Miriana a débuté son parcours universitaire à l’Université d’Aix-en-Provence, où elle a obtenu une licence générale de droit. En parallèle, elle a validé son Diplôme universitaire de l’Institut de Sciences Pénales et de Criminologie (ISPEC) au sein de la même faculté. Elle a ensuite poursuivi ses études à l’Université de Lille II, en intégrant le Master 1 de droit international et européen. Miriana fait également partie du pôle international de la Clinique juridique de Lille, au sein duquel elle participe à des activités en lien avec la justice pénale internationale. En outre, Miriana a un fort attrait pour la protection des droits et libertés fondamentales.
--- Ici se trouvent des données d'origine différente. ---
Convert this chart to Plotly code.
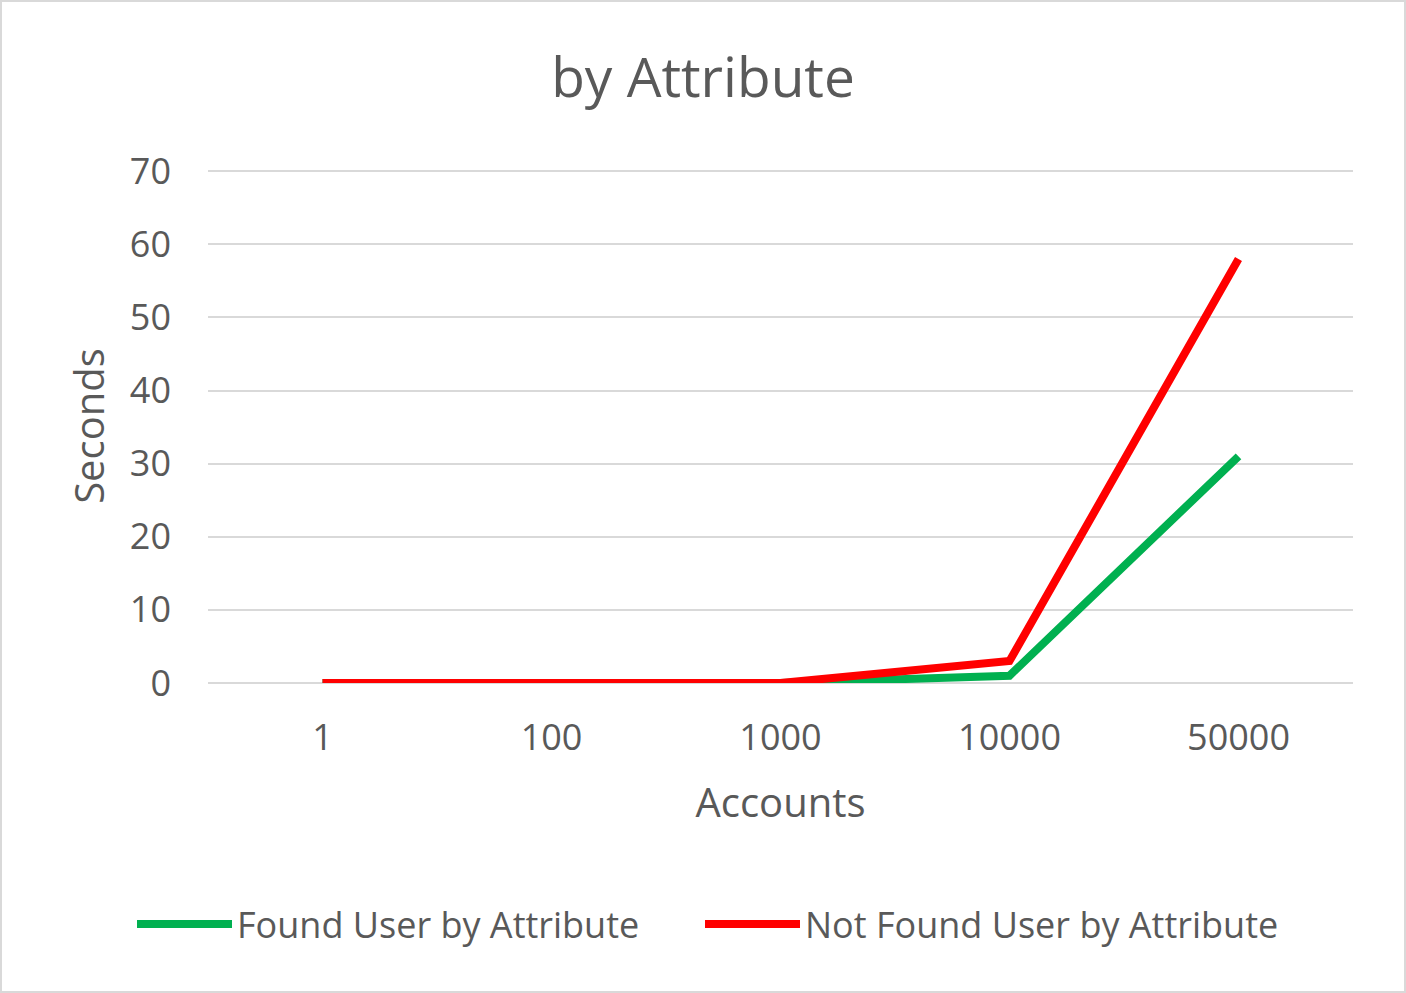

Elle souhaite se spécialiser dans ce domaine au niveau européen, en intégrant le Master 2 droit de l’Union européenne de l’Université de Lille.

Eugénie Yameogo

Eugénie est actuellement en Master 1 de Droit international et Droit européen à l’Université de Lille et est membre de la Clinique juridique de Lille. Depuis toujours intéressée par le droit public et plus précisément par le Droit international, elle a obtenu une double licence en Droit-langues (anglais, allemand) à l’Université de Tours. En dehors de son cursus scolaire, Eugénie a fait partie de nombreuses associations en tant que membre actif : l’association des Jeunes européens de Lille, l’association MUN (Model United Nation) de l’Université de Lille, et elle est partie pendant un mois au Népal pour un projet solidaire avec l’association humanitaire Monde Humain. Elle envisage d’intégrer un Master 2 en Justice pénale internationale, Droit international des Droits de l’Homme ou droit international humanitaire et d’obtenir un diplôme équivalent dans un pays anglophone pour pouvoir par la suite être juriste dans une Organisation internationale ou un Tribunal international.